Durable intake before container start.

Persist queued/admissible work and acquire capacity before starting external compute. This matches Forge's existing lease-first container workflow guidance.

Explicit egress and tool mediation.

Use container outbound interception where possible; require Worker-side tool calls for privileged actions and structured audit events for every write.

Known Risks

Do not assume every Superset workflow moves on day one.

Cloudflare Containers are a good fit for code execution, but some Forge tasks may need Docker-in-Docker, Mac-only tools, long interactive browser sessions, unusual network access, or larger persistent disks. Those should route to Superset until proven in the runner.

Artifacts is still beta.

Treat Artifacts as the target substrate, not the first hard dependency. Start with clone plus R2 session archive; switch once beta access and performance are validated.

Cold start and dependency install time can kill adoption.

Borrow Ramp's lesson: prebuild images or snapshots on a schedule so startup time is mostly model time, not clone and install time.

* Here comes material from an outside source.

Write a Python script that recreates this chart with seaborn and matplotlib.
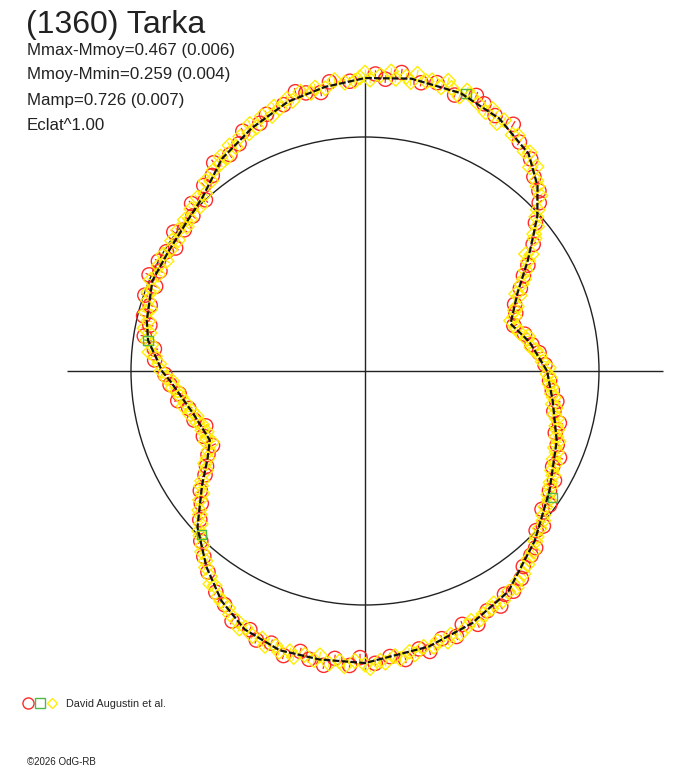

Verification has to be first-class.

A code runner that only edits files is weaker than Superset. It needs tests, lint, typecheck, browser screenshots, logs, and a clear “could not verify” path.

What I Would Build First

One end-to-end task type: Slack mention to Cloudflare diff.

Trigger from Slack, create a code session DO, start the container, clone Forge, run Codex on a tiny branch-safe prompt, stream logs to Slack, archive the diff to R2, and shut down.

Then add GitHub PR creation.

Once the runner can reliably produce diffs and verification output, wire in branch push and PR creation through the Worker gateway.

Then optimize startup with Artifacts or snapshots.

Measure cold clone/install time first. If it is more than a small fraction of total runtime, add warm images and evaluate ArtifactFS.

Source Notes

  • Ramp Inspect: sandboxed VM per session, prebuilt repo images and snapshots, Slack/GitHub/preview workflows, and ~30% of merged frontend/backend PRs written by Inspect, per the Ramp Builders article.
  • Cloudflare Containers: serverless containers controlled from Workers; useful for full filesystem, Linux-like environments, and resource-intensive code. Docs
  • Durable Object Container API: each container is managed by a Durable Object, which also has storage, alarms, lifecycle, port, and outbound interception APIs. Docs
  • Cloudflare Artifacts: Git-compatible, versioned file trees; best practice is one repo per agent/session/application, with ArtifactFS available for large repos where startup time matters. Docs
  • Workflows, AI Gateway, and Secrets Store cover durable step execution, model observability/control, and centrally managed secrets.